Jon Geeting has a cost/benefit quote from Paul Krugman about the new Mercury and Air Toxins Standards (MATS) announced by EPA this week, and some thoughts about the GenOn issue here in our backyard.

As I commented on Jon’s blog:

Jon, thanks for posting on this.  In my capacity as Outreach Director for the Air Quality Partnership of Lehigh Valley – Berks, I have [a] piece running on related issues in the forthcoming Tuesday, Dec 27 edition of The Morning Call.

We’re applauding the president for the new MATS (Mercury and Toxins Standard), but we’re still looking for leadership on the new Ozone standards EPA proposed, based on the best available science, this past year.  In September, the President disappointed everyone by failing to enact these standards, leaving 2008 Bush guidelines in place that have been widely derided by the scientific community and advocacy groups.

Some of these groups have been pushing hard for GenOn to be forced to clean up sooner than the three year window that now seems to be codified.  My personal preference would be for a quicker total clean up.   Clean air is a fundamental legal right of all residents of the Commonwealth (Section 27 of the PA Constitution).  Krugman is right about the health benefits and cost/benefit of MATS, even as President Obama was wrong about the negative economic impact of better Ozone standards.  It makes one wonder why MATS got greenlit and responsible Ozone standards got punted to a presumptive second Obama term.

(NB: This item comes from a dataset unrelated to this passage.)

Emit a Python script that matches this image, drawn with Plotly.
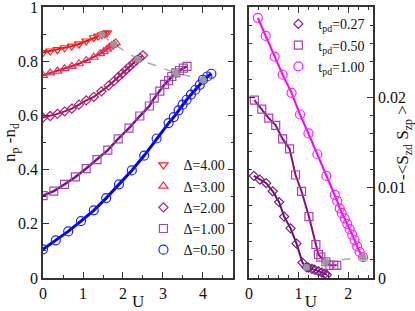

As you’ll see in Tuesday’s piece, “political realities” aren’t a good answer on the Ozone failure.  Check out what the President’s frenemies at the American Lung Association had to say about it.  They’re very pleased with the President this week about MATS, and they should be.   But my primary charge as a representative of the Air Quality Partnership is to advocate for and educate about ways we can reduce smog-causing ozone pollution and the production of deadly soot (often called particulate matter).   Mr. Obama, why, exactly, were the crucial updates to the Bush standards (so widely scorned in the progressive community) abandoned without a fight?  Why did you cede the cost/benefit narrative on better ozone protection when the science (and economics) were clearly in the favor of protecting public health?